In dem fraglichen Fondsprospekt war im „Investitions- und Finanzierungsplan“ unter der Position „Avale Bauzeit“ ein Betrag von 782.568 DM ausgewiesen. Der Kläger hatte insoweit beanstandet, dieser Begriff sei unklar und hätte den Anlageberater zur Aufklärung veranlassen müssen. Wie sich später herausgestellt habe, habe auch nur der Gründungsgesellschafter der GbR ein Angebot zur Stellung eines Avals abgegeben. Bei dem Kostenbetrag habe es sich daher in Wahrheit um eine verdeckte Ausschüttung an den Gründungsgesellschafter gehandelt. Dies sah der BGH-Senat allerdings nicht so.

Dem kundigen Anleger sei ohne weiteres bekannt, dass im Bankengeschäft unter dem Begriff  „Aval“ Bürgschaften und ähnliche Garantien verstanden würden. Der Betrag von 782.568 DM habe einen Anteil von 1,1% an der veranschlagten Investitionssumme  ausgemacht. Dies sei ein vergleichsweise niedriger Anteil. Jedem  Anleger sei klar, dass für Handwerker-leistungen am Bau Ausfallsicherheiten gestellt werden müssten. Der hierfür ausgewiesene Betrag hätte keinerlei Anlass zu Befürchtungen für ein erhöhtes Risiko geben müssen.

Beurteilungsmaßstab

Selbst  wenn es sich bei dieser Position um eine verdeckte Ausschüttung gehandelt haben sollte, so wäre dies nach Auffassung des Senats für einen Anlegeberater zum damaligen Zeitpunkt nicht erkennbar gewesen, so dass  die diesbezügliche Behauptung des Klägers dahinstehen könne. Mehr als eine Plausibilitätsprüfung  hätte der Kläger von der Beklagten nicht verlangen können.

Die Position „Avale Bauzeit“ sei aber aus der damaligen Sicht plausibel gewesen und bot aus der Sicht eines  sorgfältigen Beraters keinen Anlass für weitere Nachforschungen. Der Verdacht, dass es sich hierbei  um eine verdeckte Sonderzuwendung an den Gründungsgesellschafter  handelte, musste sich nach Auffassung des Senats dem Berater jedenfalls nicht aufdrängen. 

Finanzierungskosten

Mit ähnlichen  Überlegungen verneinte der BGH auch eine Pflichtverletzung des Anlageberaters hinsichtlich der Position „Finanzierungskosten“ über 2,285 Mio DM. Der Kläger hatte  insoweit einwendet, auch diese Position hätte dem Anlageberater zu Zweifeln Anlass geben müssen,  denn um Zinsverbindlichkeiten könne es sich nicht gehandelt haben.
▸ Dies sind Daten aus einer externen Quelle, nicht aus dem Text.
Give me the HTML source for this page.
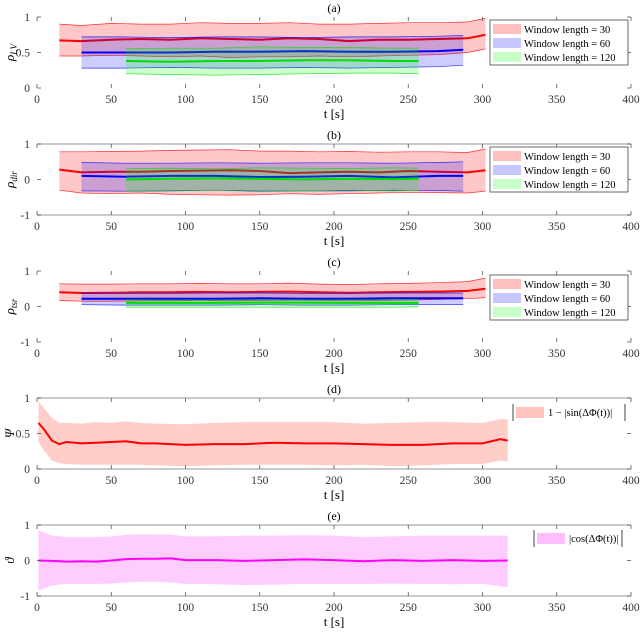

Zinsverbindlichkeiten fielen unter die laufenden Kosten der Fondsgesellschaft, so dass unklar bliebe, was denn überhaupt an zusätzlichen Finanzierungskosten hätte anfallen sollen. Nach Auffassung des Senats war dies aber zu kurz gedacht, da bereits während der Investitionsphase Bedarf an Fremdkapital bestanden und der Prospekt hierauf sogar ausdrücklich hingewiesen habe. Damit seien Zinsaufwendungen, die nicht als laufende Kosten der Gesellschaft zu verbuchen gewesen seien, ohne weiteres plausibel. Aus Beratersicht habe deshalb auch hier keine Veranlassung bestanden, die Korrektheit dieser Kostenposition in Zweifel zu ziehen. Der Kläger ging daher im Ergebnis leer aus.

(BGH, Urteil v. 15.11.2012, III ZR 55/12).